O rebanho da barriga vazia
Alheios à polêmica sobre uso político do Cheque-Cidadão entre católicos e evangélicos, famintos avançam sobre restos na Ceasa
Na corrida contra a fome, os famintos largaram na frente. Sem respostas concretas das autoridades para obter comida, eles voltaram ontem a catar restos de alimentos nos escombros do pavilhão incendiado da Ceasa. Uma atitude desesperada para quem já não tem mais a quem apelar. O Cheque-Cidadão, solução de refeição na mesa para muitos, foi suspenso em meio à crise financeira do estado e à polêmica aberta por autoridades da Igreja Católica e representantes de denominações evangélicas sobre uso político do benefício.
No restante do estado, o mapa da fome aumenta. O Programa Crescer, que atende dez mil crianças na Baixada Fluminense, está abandonado. Para quem não tem o que comer, pouco importa de onde o auxílio vem. O fundamental é que chegue. “Sem o Cheque-Cidadão, a gente acaba passando fome mesmo”, resumiu o desempregado Jorge Cabral de Araújo, um dos 60 mil cadastrados no Cheque-Cidadão que ainda não recebeu os R$ 100 fundamentais para a sobrevivência de sua família. O benefício, de acordo com o governo, só deve voltar a ser pago mês que vem, após recadastramento das famílias e distribuidores.
Os argumentos usados pelo cardeal-arcebispo do Rio, Dom Eusébio Oscar Scheid, segunda-feira, para justificar o abandono de fiéis do catolicismo rumo a “seitas banais” foram recebidos com protesto no meio evangélico. Segundo o religioso católico, a debandada seria estimulada por instituições que usam programas sociais, como o Cheque-Cidadão – conduzido pelo governo estadual –, para ganhar a adesão dos beneficiados.
“O arcebispo reclama de barriga cheia. O que ele queria na verdade, era exclusividade na distribuição. Falta à Igreja Católica democracia”, atacou o bispo Rodrigues, da Igreja Universal.
O secretário estadual de Desenvolvimento Social, Fernando William, quer encontrar Dom Eusébio. “Mostrarei que não há privilégios para nenhuma instituição religiosa fazer a distribuição da verba”, garantiu.

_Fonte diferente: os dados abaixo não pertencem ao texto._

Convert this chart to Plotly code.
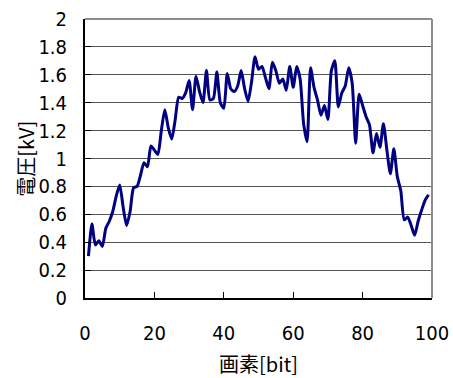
import plotly.graph_objects as go

# pixel index along the sensor line
pixels = list(range(1, 100))

# measured voltage per pixel [kV]
voltage = [
    0.30, 0.53, 0.38, 0.41, 0.37, 0.50, 0.55, 0.62, 0.73, 0.81,
    0.65, 0.52, 0.62, 0.79, 0.80, 0.88, 0.97, 0.94, 1.09, 1.06,
    1.03, 1.20, 1.35, 1.22, 1.14, 1.28, 1.44, 1.43, 1.47, 1.56,
    1.35, 1.59, 1.48, 1.40, 1.63, 1.42, 1.43, 1.62, 1.40, 1.36,
    1.61, 1.50, 1.48, 1.52, 1.63, 1.50, 1.41, 1.55, 1.73, 1.64,
    1.66, 1.58, 1.50, 1.69, 1.63, 1.54, 1.57, 1.49, 1.66, 1.51,
    1.66, 1.57, 1.25, 1.12, 1.65, 1.51, 1.42, 1.31, 1.38, 1.28,
    1.63, 1.70, 1.37, 1.47, 1.52, 1.65, 1.54, 1.11, 1.46, 1.38,
    1.30, 1.24, 1.04, 1.18, 1.08, 1.25, 1.06, 0.89, 1.07, 0.87,
    0.77, 0.56, 0.58, 0.52, 0.45, 0.55, 0.63, 0.70, 0.74,
]

x_ticks = [0, 20, 40, 60, 80, 100]
y_ticks = [0, 0.2, 0.4, 0.6, 0.8, 1, 1.2, 1.4, 1.6, 1.8, 2]
y_tick_text = ["0", "0.2", "0.4", "0.6", "0.8", "1", "1.2", "1.4", "1.6", "1.8", "2"]

FONT = "DejaVu Sans Condensed, Liberation Sans Narrow, Noto Sans CJK JP, sans-serif"
JP_FONT = "Noto Sans CJK JP, sans-serif"

fig = go.Figure()
fig.add_trace(go.Scatter(
    x=pixels, y=voltage, mode="lines",
    line=dict(color="#000080", width=3, shape="spline", smoothing=0.6),
    showlegend=False, hoverinfo="skip",
))

fig.update_layout(
    width=453, height=378,
    margin=dict(l=85, r=21, t=19, b=80),
    paper_bgcolor="white", plot_bgcolor="white",
    font=dict(family=FONT, size=19, color="black"),
    xaxis=dict(
        range=[0, 100], tickvals=x_ticks, ticktext=[str(v) for v in x_ticks],
        ticks="inside", ticklen=6, tickcolor="black", tickwidth=1,
        showline=True, linecolor="black", linewidth=2,
        showgrid=False, zeroline=False, automargin=False,
        ticklabelstandoff=16,
        title=dict(text="画素[bit]", font=dict(family=JP_FONT, size=20), standoff=18),
        tickfont=dict(size=20),
    ),
    yaxis=dict(
        range=[0, 2], tickvals=y_ticks, ticktext=y_tick_text,
        ticks="inside", ticklen=6, tickcolor="black", tickwidth=1,
        showline=True, linecolor="black", linewidth=2,
        showgrid=True, gridcolor="#555555", gridwidth=1,
        zeroline=False, automargin=False,
        ticklabelstandoff=12,
        tickfont=dict(size=20),
    ),
)

# vertical axis title
fig.add_annotation(
    text="電圧[kV]", textangle=-90, showarrow=False,
    xref="paper", yref="paper", x=-0.172, y=0.5,
    xanchor="center", yanchor="middle",
    font=dict(family=JP_FONT, size=20, color="black"),
)

# grey frame on the top and right of the plotting area
fig.add_shape(type="line", xref="x domain", yref="y domain",
              x0=0, x1=1, y0=1, y1=1, line=dict(color="#8c8c8c", width=2))
fig.add_shape(type="line", xref="x domain", yref="y domain",
              x0=1, x1=1, y0=0, y1=1, line=dict(color="#8c8c8c", width=2))

fig.write_html("out.html")
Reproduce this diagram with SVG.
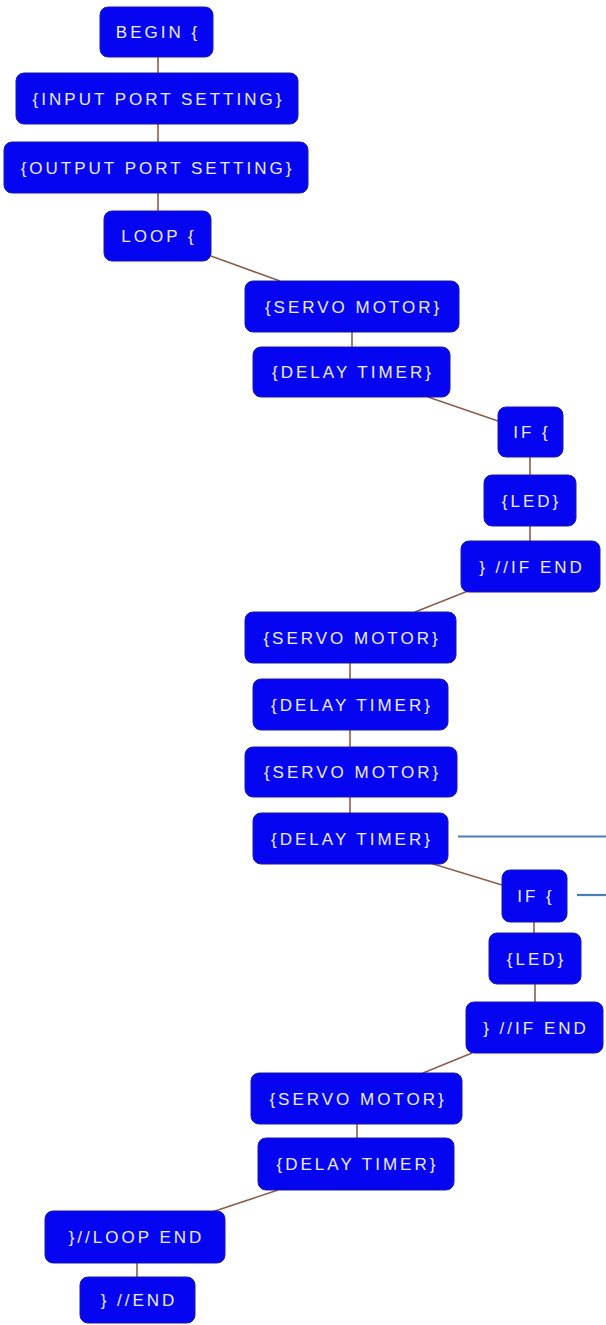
<svg xmlns="http://www.w3.org/2000/svg" width="606" height="1325" viewBox="0 0 606 1325">
<style>
.box{fill:#0505f2;stroke:#1a1aa8;stroke-width:1}
.lbl{font-family:"Liberation Sans",Arial,sans-serif;font-size:17px;letter-spacing:3px;fill:#ececf4;text-anchor:middle}
.c{stroke:#8b5e4b;stroke-width:1.6;fill:none}
.b{stroke:#4a7ebb;stroke-width:2.2;fill:none}
</style>
<rect width="606" height="1325" fill="#ffffff"/>
<g id="connectors">
<line class="c" x1="158" y1="57" x2="158" y2="73"/>
<line class="c" x1="158" y1="124" x2="158" y2="142"/>
<line class="c" x1="158" y1="193" x2="158" y2="211"/>
<line class="c" x1="211" y1="256" x2="280" y2="281"/>
<line class="c" x1="352" y1="332" x2="352" y2="347"/>
<line class="c" x1="428" y1="397" x2="498" y2="421"/>
<line class="c" x1="530" y1="457" x2="530" y2="475"/>
<line class="c" x1="530" y1="526" x2="530" y2="541"/>
<line class="c" x1="468" y1="591" x2="415" y2="612"/>
<line class="c" x1="350" y1="663" x2="350" y2="679"/>
<line class="c" x1="350" y1="730" x2="350" y2="747"/>
<line class="c" x1="350" y1="797" x2="350" y2="813"/>
<line class="c" x1="430" y1="863" x2="502" y2="885"/>
<line class="c" x1="534" y1="922" x2="534" y2="933"/>
<line class="c" x1="535" y1="984" x2="535" y2="1002"/>
<line class="c" x1="472" y1="1053" x2="423" y2="1073"/>
<line class="c" x1="357" y1="1124" x2="357" y2="1138"/>
<line class="c" x1="278" y1="1190" x2="212" y2="1212"/>
<line class="c" x1="137" y1="1263" x2="137" y2="1277"/>
<line class="b" x1="458" y1="836.5" x2="606" y2="836.5"/>
<line class="b" x1="577" y1="895" x2="606" y2="895"/>
</g>
<g id="n1"><rect class="box" x="100" y="7" width="113" height="50" rx="8"/><text class="lbl" x="158" y="38">BEGIN {</text></g>
<g id="n2"><rect class="box" x="16" y="73" width="282" height="51" rx="8"/><text class="lbl" x="158.5" y="104.5">{INPUT PORT SETTING}</text></g>
<g id="n3"><rect class="box" x="4" y="142" width="304" height="51" rx="8"/><text class="lbl" x="157.5" y="173.5">{OUTPUT PORT SETTING}</text></g>
<g id="n4"><rect class="box" x="104" y="211" width="107" height="50" rx="8"/><text class="lbl" x="159" y="242">LOOP {</text></g>
<g id="n5"><rect class="box" x="245" y="281" width="214" height="51" rx="8"/><text class="lbl" x="353.5" y="312.5">{SERVO MOTOR}</text></g>
<g id="n6"><rect class="box" x="253" y="347" width="197" height="50" rx="8"/><text class="lbl" x="353" y="378">{DELAY TIMER}</text></g>
<g id="n7"><rect class="box" x="498" y="407" width="65" height="50" rx="8"/><text class="lbl" x="532" y="438">IF {</text></g>
<g id="n8"><rect class="box" x="484" y="475" width="92" height="51" rx="8"/><text class="lbl" x="531.5" y="506.5">{LED}</text></g>
<g id="n9"><rect class="box" x="461" y="541" width="139" height="51" rx="8"/><text class="lbl" x="532" y="572.5">} //IF END</text></g>
<g id="n10"><rect class="box" x="245" y="612" width="211" height="51" rx="8"/><text class="lbl" x="352" y="643.5">{SERVO MOTOR}</text></g>
<g id="n11"><rect class="box" x="253" y="679" width="195" height="51" rx="8"/><text class="lbl" x="352" y="710.5">{DELAY TIMER}</text></g>
<g id="n12"><rect class="box" x="245" y="747" width="212" height="50" rx="8"/><text class="lbl" x="352.5" y="778">{SERVO MOTOR}</text></g>
<g id="n13"><rect class="box" x="253" y="813" width="195" height="51" rx="8"/><text class="lbl" x="352" y="844.5">{DELAY TIMER}</text></g>
<g id="n14"><rect class="box" x="502" y="870" width="65" height="52" rx="8"/><text class="lbl" x="536" y="902">IF {</text></g>
<g id="n15"><rect class="box" x="489" y="933" width="92" height="51" rx="8"/><text class="lbl" x="536.5" y="964.5">{LED}</text></g>
<g id="n16"><rect class="box" x="466" y="1002" width="137" height="51" rx="8"/><text class="lbl" x="536" y="1033.5">} //IF END</text></g>
<g id="n17"><rect class="box" x="251" y="1073" width="211" height="51" rx="8"/><text class="lbl" x="358" y="1104.5">{SERVO MOTOR}</text></g>
<g id="n18"><rect class="box" x="258" y="1138" width="196" height="52" rx="8"/><text class="lbl" x="357.5" y="1170">{DELAY TIMER}</text></g>
<g id="n19"><rect class="box" x="45" y="1211" width="180" height="52" rx="8"/><text class="lbl" x="136.5" y="1243">}//LOOP END</text></g>
<g id="n20"><rect class="box" x="80" y="1277" width="115" height="46" rx="8"/><text class="lbl" x="139" y="1306">} //END</text></g>
</svg>
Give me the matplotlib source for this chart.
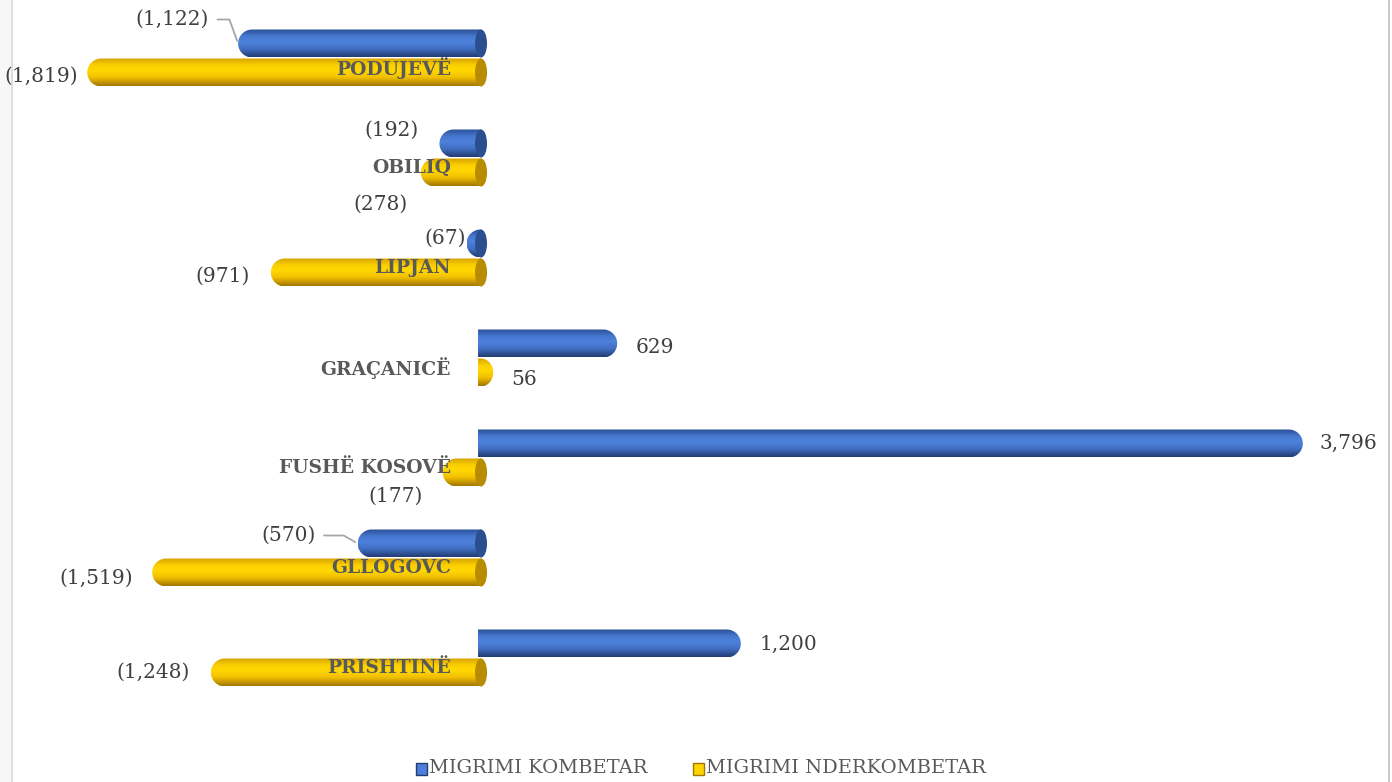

Em Brasília, autoridades responsáveis pela implantação do Programa Fome Zero se reuniram e confirmaram que as primeiras ações serão anunciadas dia 30. Foram firmadas parcerias com entidades que reúnem prefeituras para dar maior agilidade à distribuição de alimentos. O programa começará pelo semi-árido nordestino: Guaribas e Acauã, no Piauí, serão os primeiros dos 959 municípios contemplados com a ajuda até dezembro.